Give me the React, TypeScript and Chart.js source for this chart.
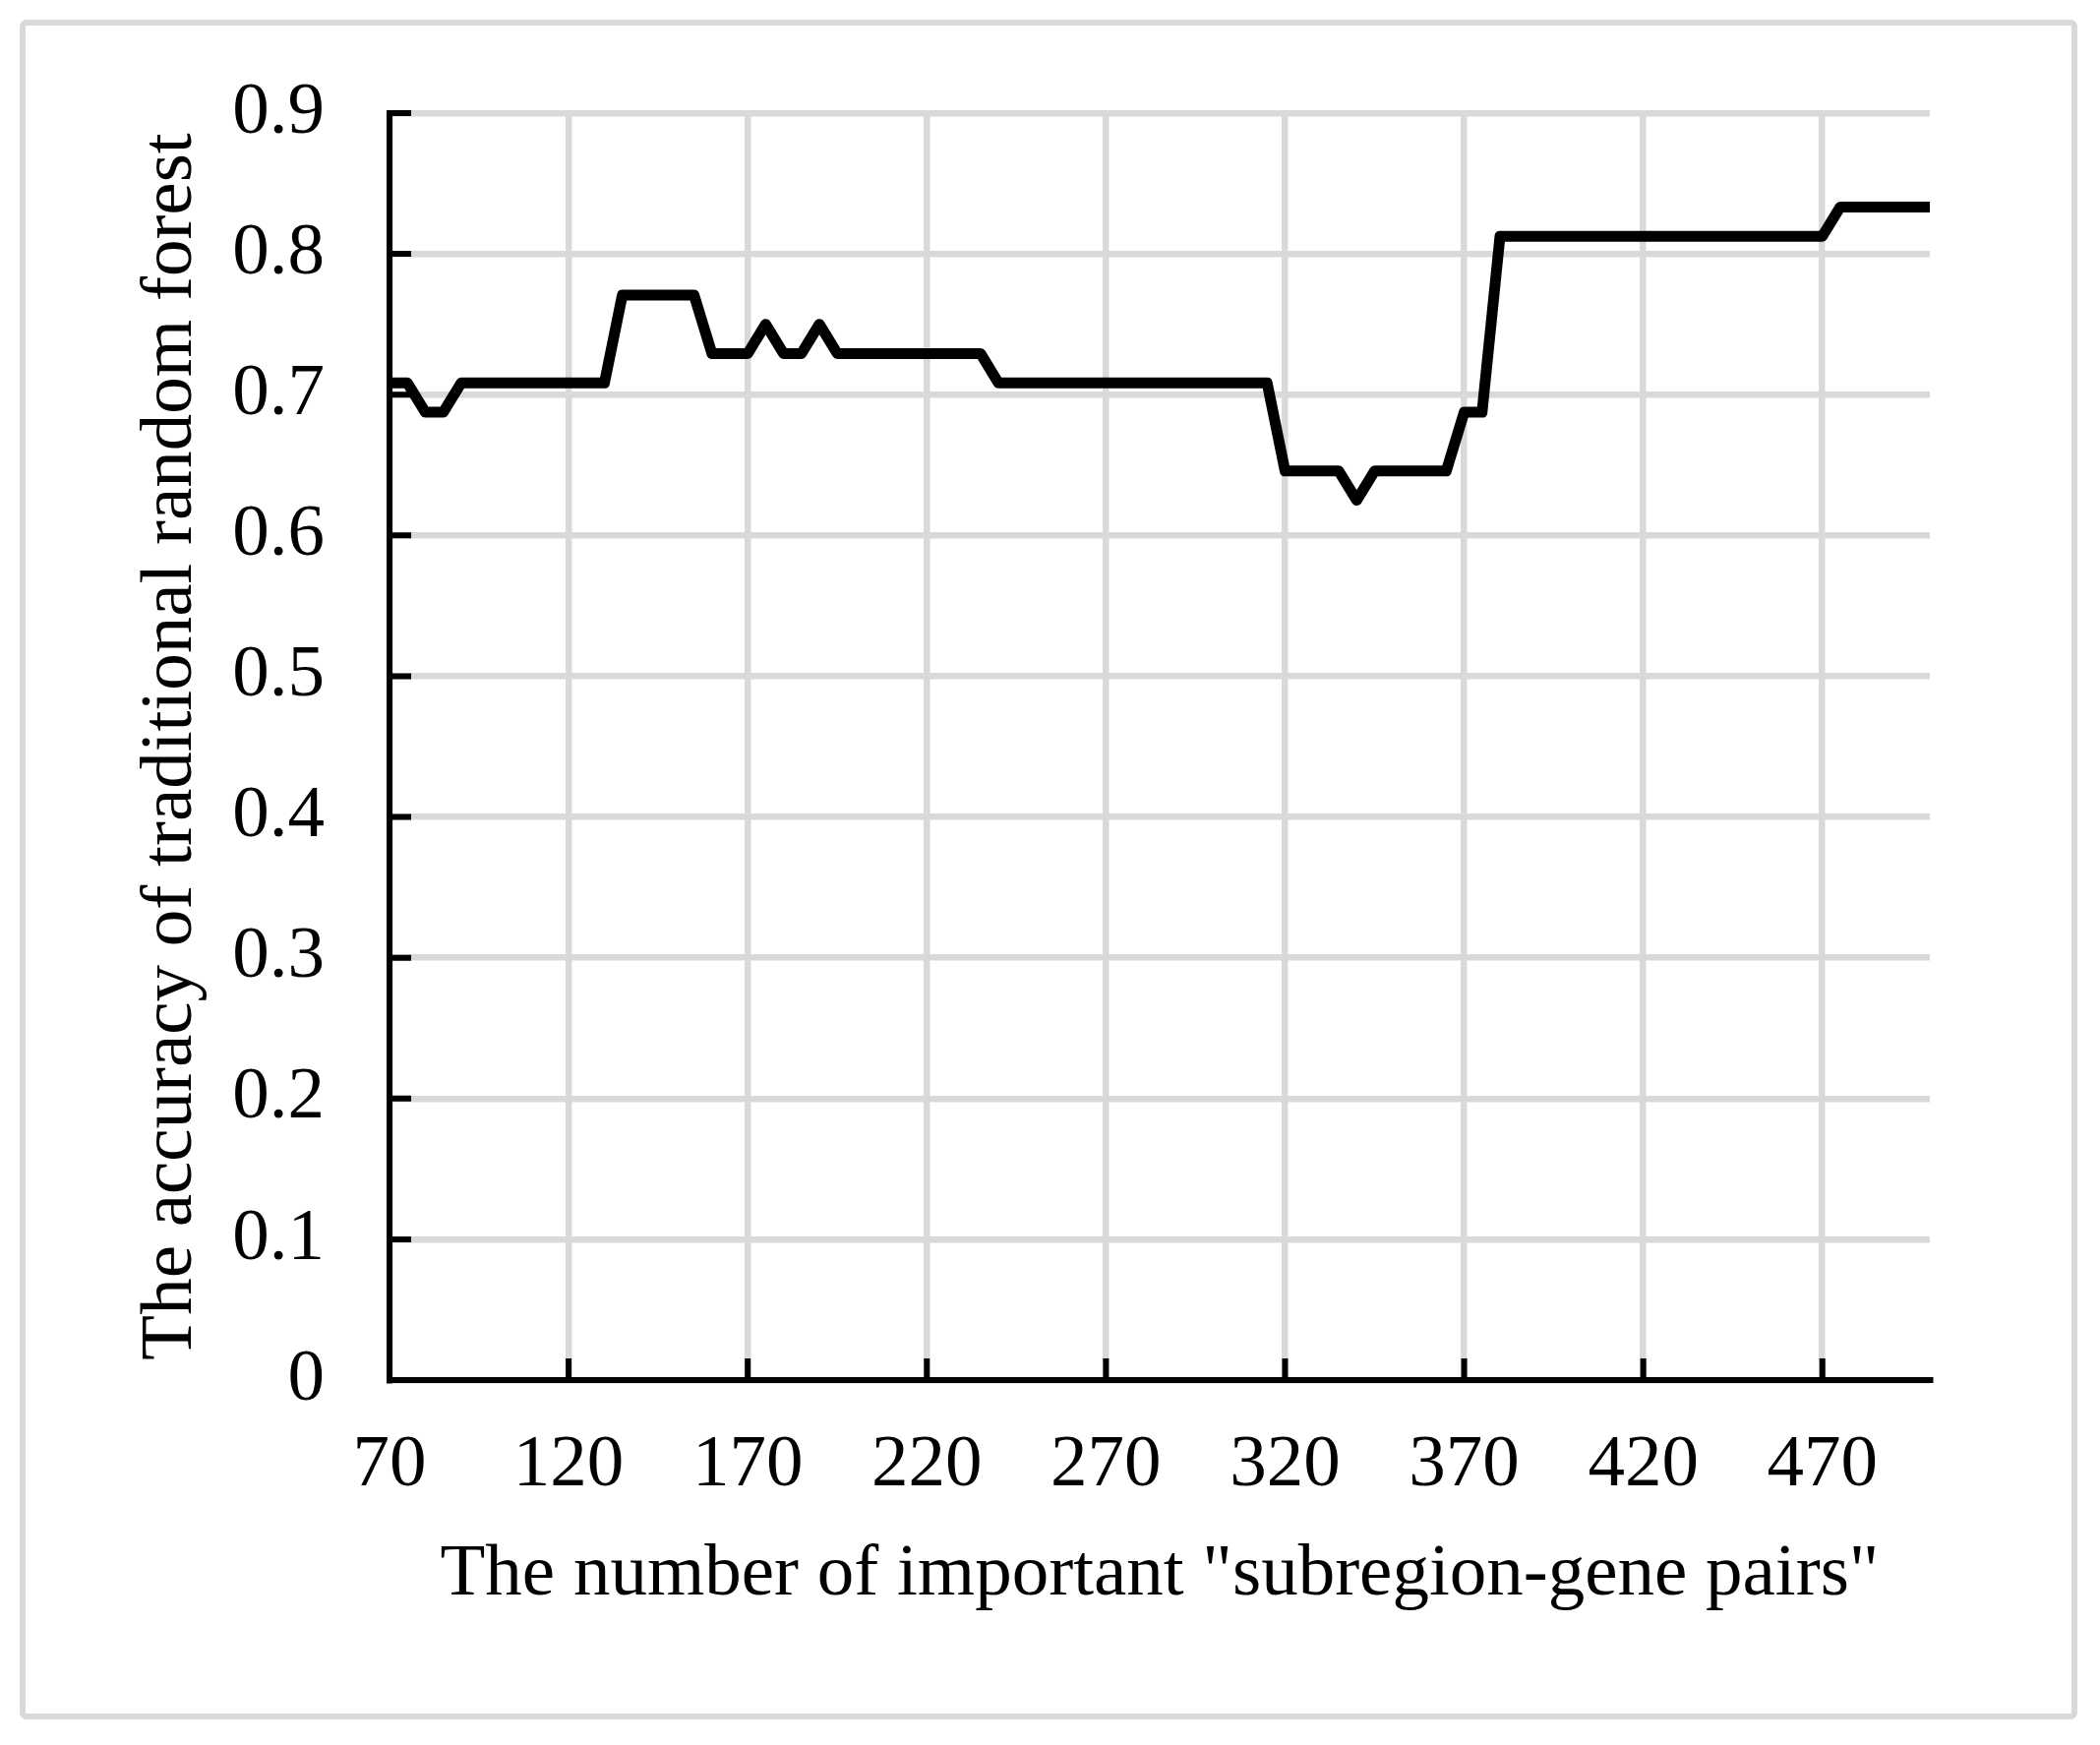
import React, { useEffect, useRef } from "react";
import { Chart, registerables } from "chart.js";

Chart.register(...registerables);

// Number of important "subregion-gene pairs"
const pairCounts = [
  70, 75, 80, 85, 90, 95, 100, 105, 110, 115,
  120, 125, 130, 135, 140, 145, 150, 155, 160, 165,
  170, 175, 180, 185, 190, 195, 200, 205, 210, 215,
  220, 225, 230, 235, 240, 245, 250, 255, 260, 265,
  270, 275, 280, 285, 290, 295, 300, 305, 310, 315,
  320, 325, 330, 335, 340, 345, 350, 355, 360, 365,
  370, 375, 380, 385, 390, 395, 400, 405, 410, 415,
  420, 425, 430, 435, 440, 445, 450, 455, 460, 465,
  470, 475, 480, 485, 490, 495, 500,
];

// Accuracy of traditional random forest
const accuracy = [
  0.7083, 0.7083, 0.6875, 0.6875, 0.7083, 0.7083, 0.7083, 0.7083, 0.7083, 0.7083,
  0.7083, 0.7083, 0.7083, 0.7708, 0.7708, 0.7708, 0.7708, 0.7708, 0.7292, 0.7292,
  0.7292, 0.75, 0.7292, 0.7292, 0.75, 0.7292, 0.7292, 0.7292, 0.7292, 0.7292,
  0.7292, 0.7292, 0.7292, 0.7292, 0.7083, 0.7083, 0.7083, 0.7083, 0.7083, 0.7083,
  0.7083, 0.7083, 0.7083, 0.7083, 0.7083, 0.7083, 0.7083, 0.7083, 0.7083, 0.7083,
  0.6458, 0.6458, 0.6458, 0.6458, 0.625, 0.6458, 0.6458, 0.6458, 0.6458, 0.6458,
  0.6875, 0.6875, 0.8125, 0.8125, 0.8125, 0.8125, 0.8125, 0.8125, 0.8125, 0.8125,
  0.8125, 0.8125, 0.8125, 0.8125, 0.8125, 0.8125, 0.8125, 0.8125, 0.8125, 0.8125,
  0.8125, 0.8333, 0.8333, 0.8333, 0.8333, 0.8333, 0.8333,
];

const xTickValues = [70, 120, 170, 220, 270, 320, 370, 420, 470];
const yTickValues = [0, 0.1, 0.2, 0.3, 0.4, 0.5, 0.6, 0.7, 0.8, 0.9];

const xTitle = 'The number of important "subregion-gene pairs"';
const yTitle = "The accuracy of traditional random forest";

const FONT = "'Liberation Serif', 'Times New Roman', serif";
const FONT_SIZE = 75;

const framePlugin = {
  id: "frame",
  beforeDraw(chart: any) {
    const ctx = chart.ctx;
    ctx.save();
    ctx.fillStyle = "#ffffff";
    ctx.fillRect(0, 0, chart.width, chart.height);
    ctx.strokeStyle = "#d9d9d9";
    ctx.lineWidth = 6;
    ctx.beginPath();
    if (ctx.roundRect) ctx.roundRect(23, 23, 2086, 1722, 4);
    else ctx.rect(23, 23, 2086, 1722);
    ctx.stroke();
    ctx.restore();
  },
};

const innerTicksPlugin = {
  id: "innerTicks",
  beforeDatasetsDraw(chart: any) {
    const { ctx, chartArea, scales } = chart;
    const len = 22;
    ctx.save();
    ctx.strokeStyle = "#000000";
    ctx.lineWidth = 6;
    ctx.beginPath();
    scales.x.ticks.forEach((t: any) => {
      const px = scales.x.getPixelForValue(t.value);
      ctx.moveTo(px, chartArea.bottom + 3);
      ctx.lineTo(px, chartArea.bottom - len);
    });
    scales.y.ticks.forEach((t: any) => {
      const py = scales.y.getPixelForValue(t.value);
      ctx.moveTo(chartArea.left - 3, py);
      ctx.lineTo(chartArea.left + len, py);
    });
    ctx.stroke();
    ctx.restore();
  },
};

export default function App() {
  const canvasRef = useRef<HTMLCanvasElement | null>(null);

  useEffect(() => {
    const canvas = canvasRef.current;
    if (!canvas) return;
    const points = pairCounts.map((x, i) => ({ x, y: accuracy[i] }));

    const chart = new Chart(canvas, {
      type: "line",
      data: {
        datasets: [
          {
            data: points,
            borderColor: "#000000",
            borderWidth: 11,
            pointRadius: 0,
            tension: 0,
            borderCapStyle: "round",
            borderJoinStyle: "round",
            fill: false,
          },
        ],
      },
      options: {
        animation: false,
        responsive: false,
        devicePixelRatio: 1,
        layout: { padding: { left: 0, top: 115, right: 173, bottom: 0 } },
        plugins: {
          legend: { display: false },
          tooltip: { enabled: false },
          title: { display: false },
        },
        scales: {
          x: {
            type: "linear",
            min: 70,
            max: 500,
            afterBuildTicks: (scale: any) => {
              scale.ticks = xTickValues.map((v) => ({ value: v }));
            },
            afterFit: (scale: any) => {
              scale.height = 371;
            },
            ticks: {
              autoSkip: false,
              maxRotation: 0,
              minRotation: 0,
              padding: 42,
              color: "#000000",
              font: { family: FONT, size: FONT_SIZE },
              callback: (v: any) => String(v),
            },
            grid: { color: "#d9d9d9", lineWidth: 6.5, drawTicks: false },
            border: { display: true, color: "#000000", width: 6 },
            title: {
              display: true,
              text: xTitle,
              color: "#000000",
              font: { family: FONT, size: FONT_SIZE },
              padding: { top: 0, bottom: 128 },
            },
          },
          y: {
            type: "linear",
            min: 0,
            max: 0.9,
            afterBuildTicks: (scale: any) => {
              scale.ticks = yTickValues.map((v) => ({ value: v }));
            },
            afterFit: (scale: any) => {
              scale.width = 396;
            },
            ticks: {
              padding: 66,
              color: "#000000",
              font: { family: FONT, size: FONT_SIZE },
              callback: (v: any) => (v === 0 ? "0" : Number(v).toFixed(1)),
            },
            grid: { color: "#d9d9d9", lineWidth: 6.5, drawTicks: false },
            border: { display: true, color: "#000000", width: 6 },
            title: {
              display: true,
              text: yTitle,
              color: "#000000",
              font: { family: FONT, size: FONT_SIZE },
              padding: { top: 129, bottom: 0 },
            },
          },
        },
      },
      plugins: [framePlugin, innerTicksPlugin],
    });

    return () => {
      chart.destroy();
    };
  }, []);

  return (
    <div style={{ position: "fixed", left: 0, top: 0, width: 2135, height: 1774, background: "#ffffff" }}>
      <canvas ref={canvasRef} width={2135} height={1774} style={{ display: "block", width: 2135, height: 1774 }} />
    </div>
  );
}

======

■ What to produce
Restate, line by line and word for word, everything from the top of the material through the line that contains "Chart.register(...registerables);". Leave pictures out.

■ Exercise result
Give me the React, TypeScript and Chart.js source for this chart.
import React, { useEffect, useRef } from "react";
import { Chart, registerables } from "chart.js";

Chart.register(...registerables);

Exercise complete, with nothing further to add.